So, last week, I had the pleasure of visiting the local circus with my family. It is the exact same circus you have probably attended, regardless of whether you reside in the middle of Chicago or in the potato fields of Idaho–you know, Barnum and Bailey.
Anyways, while I munched on a bag full of cotton candy, and enjoyed the spectacle of the Circus Extreme–a new show where the performers travel around the world, from the ocean to a cheap remake of the set of West Side Story–I started to notice something…the performing clowns were not frightening.
Yes, these clowns were far from terrifying; in fact, not a single image of Pennywise sprang once to my imagination as I watched them go about their silly acts. They broke chairs over one another’s heads. They failed to form a human ladder and crumpled to the floor in a pile of rubber noses and giant flapping clown shoes. They even came up to the row of seats behind ours, and started engaging a couple kids in lively conversation–that, and they straightened my flimsy hat, an accessory with the cotton candy.
How, I repeatedly asked myself, are these clowns not as scary as the clowns of my younger days?
Everyone remembers their first clown, unfortunately being one of those memories you can never erase, like watching your first horror movie. If you were as young as me, maybe that clown shook the very circus peanuts from your jittering hands, maybe you had to take a quick trip to the bathroom…it happens, no one is judging.

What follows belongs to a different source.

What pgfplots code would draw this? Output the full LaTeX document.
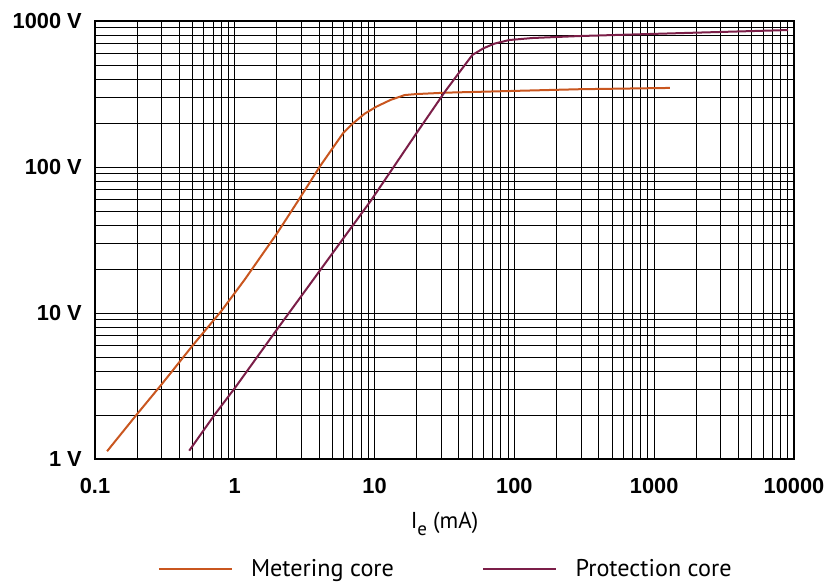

See, the first time I saw a clown was not at a circus–rather, I had the pleasure of visiting a haunted house, in the deep woods, as a six-year old child.
Some details become fuzzier as I age, so no longer can I recall why we, a rag-tag team of parents and their children, had a family outing at a haunted house; but the moment of seeing that terrible clown has remained throughout these long years.
A foolishly ignorant child, I had wandered from the group of military parents escorting us youthful innocents through this wooded horror, completely clueless of my isolation, when there came an eager whispering out of the dark grove of trees to my left–glancing over to the voice, I immediately spotted the grinning clown in a black and red rubber suit with a frilly fan round his white neck hunched behind a tree, smiling and cackling and beckoning with a gloved finger; and then he began to lurch out on to the matted grass and growled, “We all float here, Georgie…”
Okay, I lied about that last part, but my point is is that perhaps it is not the age at which you see a clown, or if the actor behind those gleaming red lips and starched white face paint is suffering from depression or happens to be a truly pleasant clown; no, perhaps it is about your situational status. If you are in a haunted forest, in which the only sign of life is yourself and a freaky clown who likes to jump out screaming from behind every other tree, then that could end up being a recurring nightmare for weeks; however, if instead you are attending a funny circus show with your family, where those clowns perform the most hilarious tricks to make you spew sticky soda out your nostrils, then there you have a possible cherished memory for years–actually, interpret that one as you will.
Here’s a test to prove my point: the next time you watch your favorite horror movie, double points if it is your first, notice the atmosphere of the scariest scene–is the killer hanging himself on a noose in a graveyard, or is he rolling around in the ball pit at Chuck E’ Cheese’s? Not only will you likely burst out laughing, but you will, hopefully, understand why some clowns are not as scary as they were back then.